The councilman’s comments appear to make him the first elected official to publicly support positions advocated by Defending History over the years, and those expressed for decades by Milan Chersonski, long-time editor (1999-2011) of the Jewish Community’s official newspaper. See our page on state shrines glorifying collaborators; DH’s section on collaborators glorified; also, our specific challenges to the mayor, and section on his record to date. At the same time, DH has hastened to praise the mayor for decisions and events representing progress in town. The international community is eager for his much delayed response to the group of major Litvak rabbis from around the world who came to plead with him to move the national convention center project away from the old Jewish cemetery, a project that has harmed the city’s reputation internationally (see paper trail and summary).

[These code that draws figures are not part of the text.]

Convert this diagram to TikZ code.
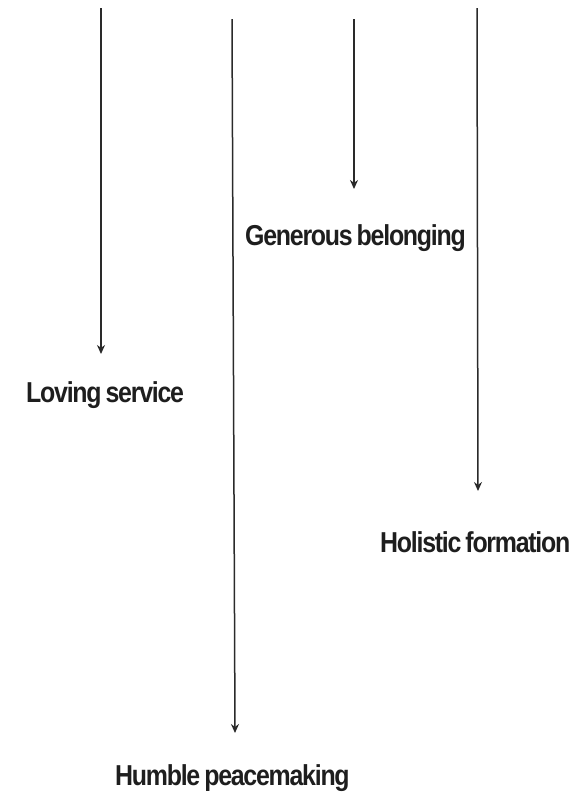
\documentclass[tikz,border=0pt]{standalone}
\usepackage{fontspec}
\setmainfont{Liberation Sans}
\newfontfamily\lblfont[LetterSpace=-5,WordSpace=0.7]{Liberation Sans}
\usetikzlibrary{arrows.meta}
\definecolor{ink}{HTML}{1E1E1E}
\definecolor{arrowc}{HTML}{2A2A2A}
\tikzset{
  lbl/.style={anchor=base west, inner sep=0pt, text=ink, font=\lblfont\fontsize{28.8}{30}\selectfont\bfseries},
  arr/.style={draw=arrowc, line width=1.5pt, -{Stealth[length=9pt,width=8pt]}}
}
\newcommand{\sq}[1]{\scalebox{0.865}[1]{#1}}
\begin{document}
\begin{tikzpicture}[x=1pt,y=-1pt]
\useasboundingbox (0,0) rectangle (583,793);
\coordinate (s1) at (101,8);
\coordinate (e1) at (101,354);
\coordinate (s2) at (232,19);
\coordinate (e2) at (235,733);
\coordinate (s3) at (354,19);
\coordinate (e3) at (354,189);
\coordinate (s4) at (477,8);
\coordinate (e4) at (478,491);
\draw[arr] (s1) -- (e1);
\draw[arr] (s2) -- (e2);
\draw[arr] (s3) -- (e3);
\draw[arr] (s4) -- (e4);
\node[lbl] (l1) at (26,402) {\sq{Loving service}};
\node[lbl] (l2) at (245,245) {\sq{Generous belonging}};
\node[lbl] (l3) at (380,552) {\sq{Holistic formation}};
\node[lbl] (l4) at (115,785) {\sq{Humble peacemaking}};
\end{tikzpicture}
\end{document}
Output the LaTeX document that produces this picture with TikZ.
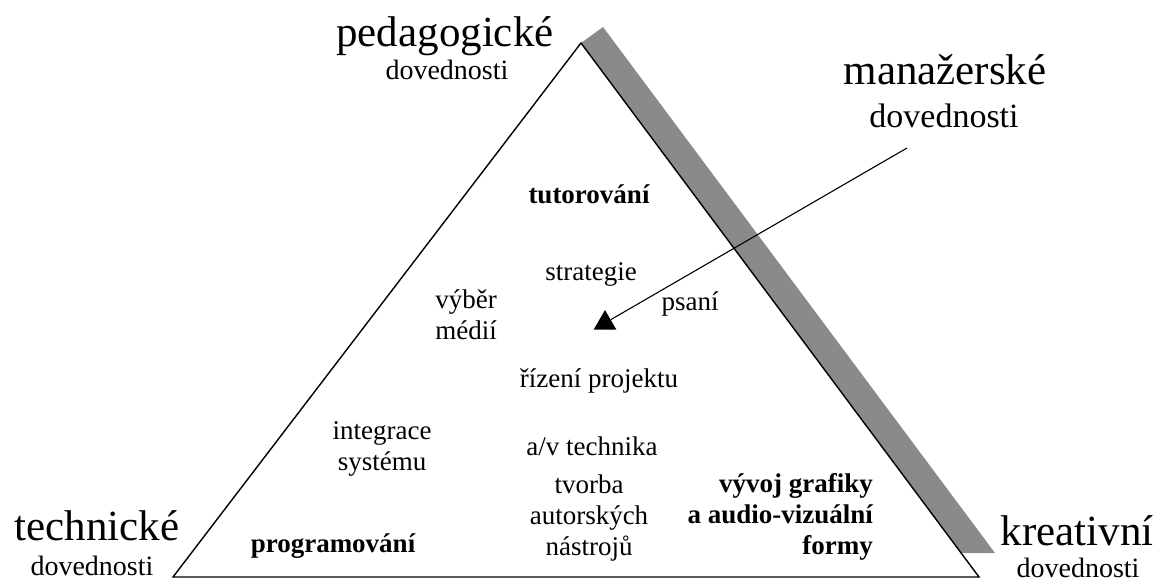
\documentclass[tikz,border=0pt]{standalone}
\usepackage{fontspec}
\setmainfont{Liberation Serif}
\usetikzlibrary{shapes.geometric, positioning}
\definecolor{bandgray}{RGB}{138,138,138}
\tikzstyle{bigname} = [
	inner sep=0pt,
	anchor=base,
	font=\fontsize{43}{48}\selectfont
]
\tikzstyle{smallname} = [
	inner sep=0pt,
	anchor=base,
	font=\fontsize{28}{32}\selectfont
]
\tikzstyle{skill} = [
	inner sep=0pt,
	anchor=base,
	align=center,
	font=\fontsize{27}{31}\selectfont
]
\tikzstyle{skillbold} = [
	skill,
	font=\fontsize{27}{31}\selectfont\bfseries
]
\tikzstyle{marker} = [
	regular polygon,
	regular polygon sides=3,
	inner sep=0pt,
	minimum size=26pt,
	fill=black
]
\tikzstyle{pointer} = [line width=1.1pt]

\begin{document}
\begin{tikzpicture}[x=1pt, y=-1pt]
		\useasboundingbox (0,0) rectangle (1167,583);

		\coordinate (top) at (581,43);
		\coordinate (left) at (173,577);
		\coordinate (right) at (979,577);

		% grey band along the right side
		\fill [bandgray] (top) -- (603,27) -- (995,553) -- (961,553) -- cycle;
		\draw [line width=1.4pt, line join=miter] (top) -- (right) -- (left) -- cycle;

		\node (pedag) [bigname] at (445,47) {pedagogické};
		\node (pedagdov) [smallname] at (447,80) {dovednosti};
		\node (manag) [bigname] at (945,85) {manažerské};
		\node (managdov) [smallname, font=\fontsize{34}{38}\selectfont] at (944,128) {dovednosti};
		\node (techn) [bigname] at (97,540) {technické};
		\node (techndov) [smallname] at (92,575) {dovednosti};
		\node (kreat) [bigname] at (1077,545) {kreativní};
		\node (kreatdov) [smallname] at (1078,577) {dovednosti};

		\node (tutor) [skillbold] at (589,203) {tutorování};
		\node (strat) [skill] at (591,280) {strategie};
		\node (media) [skill, anchor=north] at (466,290) {výběr\\médií};
		\node (psani) [skill] at (690,310) {psaní};
		\node (target) [marker] at (605,323) {};
		\node (rizeni) [skill] at (599,387) {řízení projektu};
		\node (integr) [skill, anchor=north] at (382,421) {integrace\\systému};
		\node (avtech) [skill] at (592,455) {a/v technika};
		\node (tvorba) [skill, anchor=north] at (589,475) {tvorba\\autorských\\nástrojů};
		\node (grafika) [skillbold, align=right, anchor=north east] at (873,473) {vývoj grafiky\\a audio-vizuální\\formy};
		\node (program) [skillbold] at (333,552) {programování};

		\coordinate (managfoot) at (907,148);
		\draw [pointer] (managfoot) -- (target);
	\end{tikzpicture}
\end{document}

While the deeds of the major Holocaust collaborators honored throughout Lithuania have been well known to historians for decades, it is human rights advocate Evaldas Balčiūnas who has systematically brought them to the attention of the Lithuanian reading public, and via Defending History, since 2011, to the English reading world (see also our editor’s New York Times letter of 2013). Instead of being honored by Vilnius’s town council or other state and municipal bodies, Mr. Balčiūnas continues to be harassed by prosecutors and police for his articles (see Free Speech section). Defending History has turned out local members of its community to support him morally at each and every hearing. It would augur well for Vilnius to also put an end to its being the venue for prosecutions of truth tellers about the Holocaust as much as it being home to glorifying memorials for those who assisted Hitler’s final solution, which wiped out 96.4% of Lithuanian Jewry.